In the UK, there were more visits from each of Cheltenham (39), Yeovil (43), Staines (51) Guildford (55), Melksham (59) and  Teddington (67) than there were from the whole of France. Top 4 UK visiting cities were London, Bristol, Oxford and Bath, accounting between just those 4 for 2143 of the 5583 UK visits.  Amongst towns from which we had just a single visit were Addlestone, Basildon, Chatteris, Dartford, Eastleigh, Fleetwood, Gravesend, Hailsham, Ilkley, Kettering, Lancing, Macclesfield, Nantwich, Ormskirk, Pudsey, Ripon, Saxmundham, Tadcaster, Uttoxeter and  Wallington.

Re: Some Site Statistics
Posted by grahame at 21:38, 7th July 2012
 
I suspect I will be easily identifiable in the next range of stats. Im visiting the site today from le tranche-sur-mer in the vendee region of France.would be interested where exactly it defines me as visiting from though!

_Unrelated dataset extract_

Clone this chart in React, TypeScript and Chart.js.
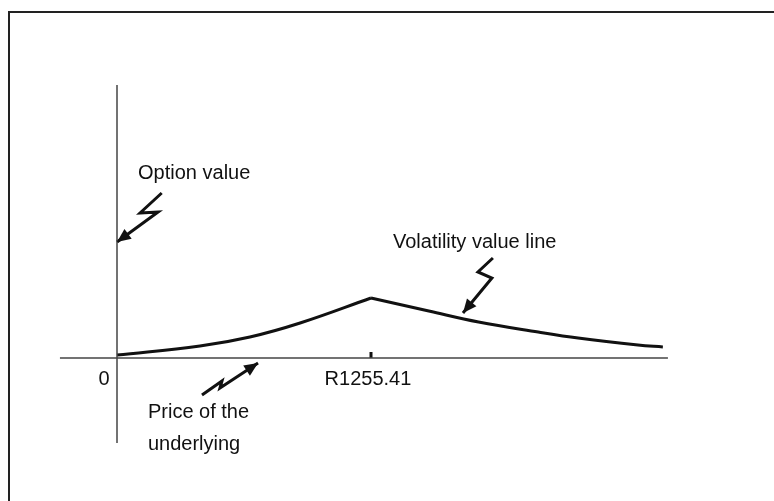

I'll have a look and see what the overnight stats say about French visits then.

Re: Some Site Statistics
Posted by LiskeardRich at 21:18, 7th July 2012
 
I suspect I will be easily identifiable in the next range of stats. Im visiting the site today from le tranche-sur-mer in the vendee region of France.would be interested where exactly it defines me as visiting from though!

Re: Some Site Statistics
Posted by grahame at 14:19, 28th April 2012
 

9th (Easter Monday) to 15th April inclusive:

1.   London   1,408   5.51
2.   Bristol   372   13.65
3.   Oxford   247   7.04
4.   Reading   218   4.67
5.   Birmingham   185   5.12
6.   Bath   179   23.38   
7.   Plymouth   162   7.83
8.   Cardiff   129   6.36
9.   Southampton   112   8.66
10.   Worcester   92   7.10

Now that we're well out of the Easter period - data from 21st to 27th April inclusive:

1.   London   1,473    4.59
2.   Bristol   423   14.65   
3.   Oxford   234   6.51   
4.   Plymouth   185   6.35   
5.   Reading   185   4.85   
6.   Bath   171   7.78   
7.   Birmingham   169   4.61   
8.   Milton Keynes   129   7.19   
9.   Cardiff   119   5.87   
10.   Southampton    109   8.20   

Re: Some Site Statistics
Posted by Chris from Nailsea at 02:26, 21st April 2012
 
There you are, then: "Pay attention, young trout!"